Monday, September 29, 2025

Newberry

  In my effort to find a teaching position after graduating from seminary, I was sending out a lot of letters to colleges asking to teach Speech or Drama.  I had a master's degree, and a lot of experience in both subjects.  I would get the same letter back from the colleges.  It would say:  "Thank you for your interest.
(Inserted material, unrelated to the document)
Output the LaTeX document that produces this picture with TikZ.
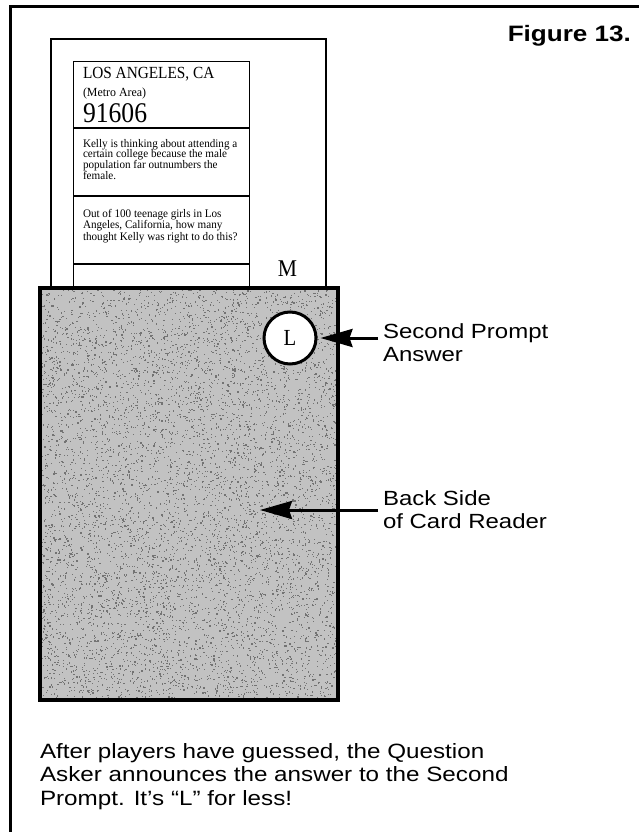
\documentclass[tikz,border=0pt]{standalone}
\usepackage{fontspec}
\setmainfont{Liberation Serif}
\newfontfamily\sansf[FakeStretch=1.17]{Liberation Sans}
\newfontfamily\cardf[FakeStretch=0.96]{Liberation Serif}
\newfontfamily\cardn[FakeStretch=0.9]{Liberation Serif}
\usetikzlibrary{arrows.meta}
\tikzset{
  frameline/.style={line width=3pt},
  readerbox/.style={draw, line width=2.5pt, fill=white},
  cardline/.style={line width=0.9pt},
  cardrule/.style={line width=1.7pt},
  backfill/.style={fill=black!24},
  backedge/.style={draw, line width=3.5pt},
  speck/.style={fill=black!55},
  bigarrow/.style={line width=3pt, -{Stealth[length=32pt,width=18pt,inset=3pt]}},
  plain/.style={inner sep=0pt, outer sep=0pt, anchor=base west},
}
\begin{document}
\begin{tikzpicture}[x=1pt,y=-1pt]
\useasboundingbox (0,0) rectangle (639,832);
% outer frame (only top and left visible)
\draw[frameline] (639,7) -- (10,7) -- (10,832);
% card reader (front, white)
\draw[readerbox] (51,39) rectangle (326,292);
% card
\draw[cardline] (73,300) -- (73,61) -- (249,61) -- (249,300);
\draw[cardrule] (73,128) -- (249,128);
\draw[cardrule] (73,196) -- (249,196);
\draw[cardrule] (73,264) -- (249,264);
\node[plain] (city) at (83,79) {\cardn\fontsize{17}{18}\selectfont LOS ANGELES, CA};
\node[plain] (metro) at (83,97) {\cardf\fontsize{12.4}{14}\selectfont (Metro Area)};
\node[plain] (zip) at (83,122) {\cardn\fontsize{28.5}{30}\selectfont 91606};
\node[plain] (kelly) at (83,147) {\parbox[t]{170pt}{\raggedright\cardf\fontsize{11.6}{10.8}\selectfont
  Kelly is thinking about attending a\\certain college because the male\\population far outnumbers the\\female.}};
\node[plain] (quest) at (83,217) {\parbox[t]{170pt}{\raggedright\cardf\fontsize{11.6}{10.5}\selectfont
  Out of 100 teenage girls in Los\\Angeles, California, how many\\thought Kelly was right to do this?}};
\node[plain, anchor=base] (M) at (287.5,276) {\cardn\fontsize{24}{26}\selectfont M};
% back side of the card reader (grey, stippled)
\fill[backfill] (40,288) rectangle (338,700);
\begin{scope}
  \clip (40,288) rectangle (338,700);
  \pgfmathsetseed{13}
  \foreach \k in {1,...,7000} {
    \fill[speck] (40+298*rnd, 288+412*rnd) rectangle ++(1.2,1.2);
  }
\end{scope}
\draw[backedge] (40,288) rectangle (338,700);
\coordinate (backpt) at (260,510);
\node[circle, draw, line width=3pt, fill=white, minimum size=52pt, inner sep=0pt] (Lc) at (290,338)
  {\cardn\fontsize{23}{24}\selectfont L};
% labels
\node[plain] (lab1) at (383,338) {\parbox[t]{220pt}{\raggedright\sansf\fontsize{20.5}{23}\selectfont Second Prompt\\Answer}};
\node[plain] (lab2) at (383,505) {\parbox[t]{220pt}{\raggedright\sansf\fontsize{20.5}{23}\selectfont Back Side\\of Card Reader}};
\draw[bigarrow] ([xshift=-5pt]lab1.base west) -- ([xshift=3pt]Lc.east);
\draw[bigarrow] ([xshift=-5pt,yshift=-5pt]lab2.base west) -- (backpt);
% title
\node[plain, anchor=base east] (title) at (631,42) {\sansf\bfseries\fontsize{22.3}{24}\selectfont Figure 13.};
% caption
\node[plain] (caption) at (40,758) {\parbox[t]{560pt}{\raggedright\sansf\fontsize{20.7}{23.8}\selectfont
  After players have guessed, the Question\\Asker announces the answer to the Second\\Prompt. It’s “L” for less!}};
\end{tikzpicture}
\end{document}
We don't have any openings right now, but we will keep your letter on file for six months in case something opens up."

 After the fiasco with Blue Mountain College in Mississippi, which you can read about in a previous story, I was getting the idea that no one wanted me.  I had found out that the seminary wouldn't recommend me for a job, so I had moved on to other things.  One day, I got a phone call from Newberry College in Newberry, SC.  I had sent them one of my letters but had forgotten all about it.  They wanted me to come to Newberry to teach a night class on Public Speaking.  They told me I would be an adjunct professor.  

 I was flattered by their offer.  It would be a good way to get my feet in the door, and maybe they would give me a full-time position at some point.  There was a problem, though.  Newberry was 45 miles from Columbia, and I would be going and coming in the dark to that college.  I thought about wildlife maybe hitting my car, and the cost of gas, so I thanked them and declined.  Surely, there would be another college that would ask me to come teach, which would be closer to where I lived.  No one else called.  Outside of the work I did at Columbia College judging high school speech and drama students, I haven't taught in a college.  It is what I was trained to do, and why I got my M.A. degree.  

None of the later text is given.